NOTE: Tuesday night I made a little speech to my mayor and city commission. I ran a little over the three minutes they allow for "public speaking," but, I think I got my point across. Here's what I said. You decide.
I moved into my home on April 12, 1987. My daughter was born five days later and she grew up in a neighborhood where we knew everyone on our street. She walked to elementary and high school and spent many hours at Hagen Park and Mickel Field.
I awoke in the wee hours this morning thinking about The Andy Griffith Show’s episode 10 from season one, “Stranger in Town.” It was on cable TV last night. The citizens of Mayberry were suspicious of a young stranger who seemed to know everything about them. It turned out that his army buddy was from Mayberry and he had loved hearing his friend talk about home. After discharge, he began subscribing to the local newspaper and he had decided to come to Mayberry and make it his home. Thanks to the sensitivity and wisdom of the local sheriff, the folks of Mayberry came to see this man deserved to be welcomed because he loved their small town as much as they did.
So, there I am at three in the morning thinking about this, and I had a little epiphany. I’m watching my “Mayberry” morph into something I don’t recognize and I can’t do anything about it.
My daughter is 28 years old now and, sadly, I don’t know everyone on my street any more. Of the ten houses that line my block, four of them are vacation rental businesses. Today, three are lined up in a row, across the street from where I live.

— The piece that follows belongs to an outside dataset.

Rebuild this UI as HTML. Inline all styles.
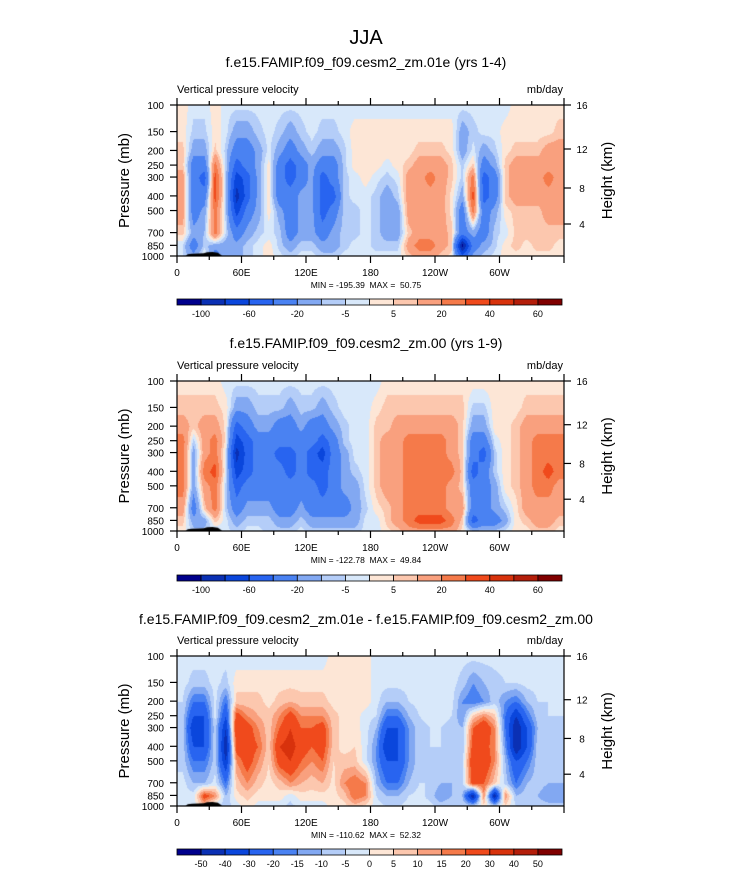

There are those who say these houses were blighted and their rehabbing has increased our property values. I don’t know if that’s true. I agree that they look pretty. But, the thing is, they’re not part of community life. There’s no one to know. They’re not residents. And, that makes me suspicious.
When this whole conversion thing started a few years ago, it took me a while, but, I came to accept the business across the street. After all, I didn’t have much choice. Then, I discovered there were two other vacation rental businesses on our street, but, they were scattered in between my real neighbors, so, I worked at making peace with their presence, too. I knew the State Legislature had stripped municipalities of the ability to regulate vacation rentals in any meaningful way, so, I knew I had to be patient and give the cities time to find a way to rein them in.
Then, last month, an owner occupied house between two vacation rentals was sold and I’ve learned it is being converted to a vacation rental, making three vacation rental businesses in a row, across the street from where I live. So, I have come here to ask. Can you do anything about that? Is it okay for 40% or 50% of a residential neighborhood to be Stepford Wife vacation rental businesses? Don’t we, homesteaded residents, have a say in this? And, if not, why not?
U.S. property laws guarantee me the “right of quiet enjoyment” of MY property. That’s pretty much gone from my life and, I admit, I’m mad about it. Please? Can you guys help save my “Mayberry?”